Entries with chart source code
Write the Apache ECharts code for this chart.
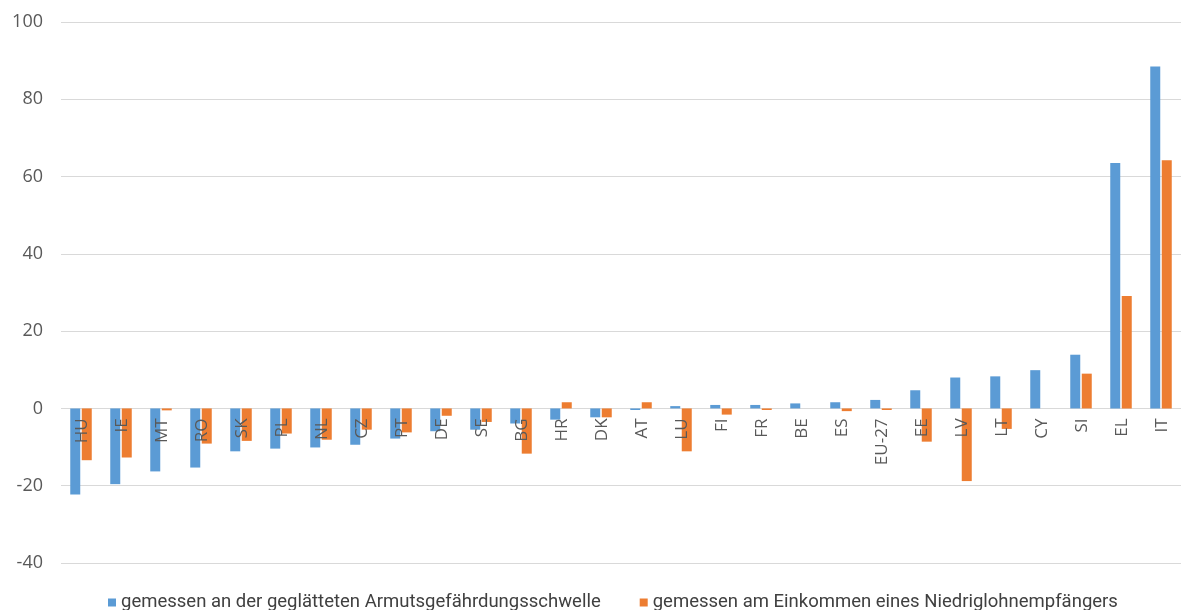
<!DOCTYPE html>
<html>
<head>
<meta charset="utf-8">
<script src="https://cdn.jsdelivr.net/npm/echarts@6/dist/echarts.min.js"></script>
<style>
html,body{margin:0;padding:0;background:#fff;}
#chart{width:1182px;height:610px;}
</style>
</head>
<body>
<div id="chart"></div>
<script>
const categories = ['HU','IE','MT','RO','SK','PL','NL','CZ','PT','DE','SE','BG','HR','DK','AT','LU','FI','FR','BE','ES','EU-27','EE','LV','LT','CY','SI','EL','IT'];
const seriesNames = ['gemessen an der geglätteten Armutsgefährdungsschwelle','gemessen am Einkommen eines Niedriglohnempfängers'];
const armutsValues = [-22.3,-19.6,-16.3,-15.3,-11.1,-10.4,-10.1,-9.4,-7.8,-5.9,-5.5,-3.9,-2.9,-2.3,-0.4,0.6,0.9,0.9,1.3,1.6,2.2,4.7,8.0,8.3,9.9,13.9,63.5,88.5];
const niedriglohnValues = [-13.4,-12.7,-0.5,-9.1,-8.4,-6.5,-8.1,-5.5,-6.2,-1.9,-3.5,-11.7,1.6,-2.3,1.6,-11.1,-1.6,-0.4,0,-0.7,-0.4,-8.6,-18.8,-5.3,0,9.0,29.1,64.2];
const yMin = -40, yMax = 100, yInterval = 20;

const labelFont = '17px "Open Sans", sans-serif';

const chart = echarts.init(document.getElementById('chart'), null, {renderer:'canvas'});
chart.setOption({
  animation:false,
  backgroundColor:'#ffffff',
  color:['#5B9BD5','#ED7D31'],
  grid:{left:61,right:1,top:22,bottom:47,containLabel:false,outerBoundsMode:'none'},
  legend:{
    left:103, top:588,
    itemWidth:8, itemHeight:8, itemGap:39,
    icon:'rect',
    textStyle:{fontFamily:'Liberation Sans Narrow, Roboto, sans-serif',fontSize:18.5,color:'#404040'},
    data:seriesNames
  },
  xAxis:{
    type:'category',
    data:categories,
    axisLine:{show:false},
    axisTick:{show:false},
    axisLabel:{show:false}
  },
  yAxis:{
    type:'value',
    min:yMin,max:yMax,interval:yInterval,
    axisLine:{show:false},
    axisTick:{show:false},
    axisLabel:{margin:18,fontFamily:'Open Sans, sans-serif',fontSize:18,color:'#595959'},
    splitLine:{lineStyle:{color:'#d9d9d9',width:1}}
  },
  series:[
    {name:seriesNames[0],type:'bar',data:armutsValues,barWidth:10,barGap:'15%'},
    {name:seriesNames[1],type:'bar',data:niedriglohnValues,barWidth:10,barGap:'15%'},
    {
      name:'labels',type:'custom',
      data:categories.map((c,i)=>[i,0]),
      z:10,silent:true,
      renderItem:function(params,api){
        const p = api.coord([api.value(0),0]);
        return {
          type:'text',
          x:p[0]+1, y:p[1]+10,
          rotation:Math.PI/2,
          style:{
            text:categories[params.dataIndex],
            font:labelFont,
            fill:'#595959',
            align:'right',
            verticalAlign:'middle'
          }
        };
      }
    }
  ]
});
</script>
</body>
</html>
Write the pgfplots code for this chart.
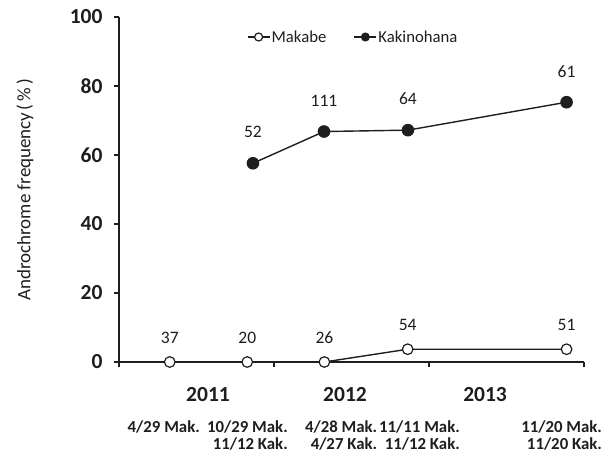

■ **Task details**
Repeat the data exactly, excluding the pictures.

■ **The response**
Write the Apache ECharts code for this chart.
<!DOCTYPE html>
<html>
<head>
<meta charset="utf-8">
<script src="https://cdn.jsdelivr.net/npm/echarts@6/dist/echarts.min.js"></script>
<style>
html,body{margin:0;padding:0;background:#fff;}
#chart{width:1182px;height:610px;}
</style>
</head>
<body>
<div id="chart"></div>
<script>
const categories = ['HU','IE','MT','RO','SK','PL','NL','CZ','PT','DE','SE','BG','HR','DK','AT','LU','FI','FR','BE','ES','EU-27','EE','LV','LT','CY','SI','EL','IT'];
const seriesNames = ['gemessen an der geglätteten Armutsgefährdungsschwelle','gemessen am Einkommen eines Niedriglohnempfängers'];
const armutsValues = [-22.3,-19.6,-16.3,-15.3,-11.1,-10.4,-10.1,-9.4,-7.8,-5.9,-5.5,-3.9,-2.9,-2.3,-0.4,0.6,0.9,0.9,1.3,1.6,2.2,4.7,8.0,8.3,9.9,13.9,63.5,88.5];
const niedriglohnValues = [-13.4,-12.7,-0.5,-9.1,-8.4,-6.5,-8.1,-5.5,-6.2,-1.9,-3.5,-11.7,1.6,-2.3,1.6,-11.1,-1.6,-0.4,0,-0.7,-0.4,-8.6,-18.8,-5.3,0,9.0,29.1,64.2];
const yMin = -40, yMax = 100, yInterval = 20;

const labelFont = '17px "Open Sans", sans-serif';

const chart = echarts.init(document.getElementById('chart'), null, {renderer:'canvas'});
chart.setOption({
  animation:false,
  backgroundColor:'#ffffff',
  color:['#5B9BD5','#ED7D31'],
  grid:{left:61,right:1,top:22,bottom:47,containLabel:false,outerBoundsMode:'none'},
  legend:{
    left:103, top:588,
    itemWidth:8, itemHeight:8, itemGap:39,
    icon:'rect',
    textStyle:{fontFamily:'Liberation Sans Narrow, Roboto, sans-serif',fontSize:18.5,color:'#404040'},
    data:seriesNames
  },
  xAxis:{
    type:'category',
    data:categories,
    axisLine:{show:false},
    axisTick:{show:false},
    axisLabel:{show:false}
  },
  yAxis:{
    type:'value',
    min:yMin,max:yMax,interval:yInterval,
    axisLine:{show:false},
    axisTick:{show:false},
    axisLabel:{margin:18,fontFamily:'Open Sans, sans-serif',fontSize:18,color:'#595959'},
    splitLine:{lineStyle:{color:'#d9d9d9',width:1}}
  },
  series:[
    {name:seriesNames[0],type:'bar',data:armutsValues,barWidth:10,barGap:'15%'},
    {name:seriesNames[1],type:'bar',data:niedriglohnValues,barWidth:10,barGap:'15%'},
    {
      name:'labels',type:'custom',
      data:categories.map((c,i)=>[i,0]),
      z:10,silent:true,
      renderItem:function(params,api){
        const p = api.coord([api.value(0),0]);
        return {
          type:'text',
          x:p[0]+1, y:p[1]+10,
          rotation:Math.PI/2,
          style:{
            text:categories[params.dataIndex],
            font:labelFont,
            fill:'#595959',
            align:'right',
            verticalAlign:'middle'
          }
        };
      }
    }
  ]
});
</script>
</body>
</html>
Write the pgfplots code for this chart.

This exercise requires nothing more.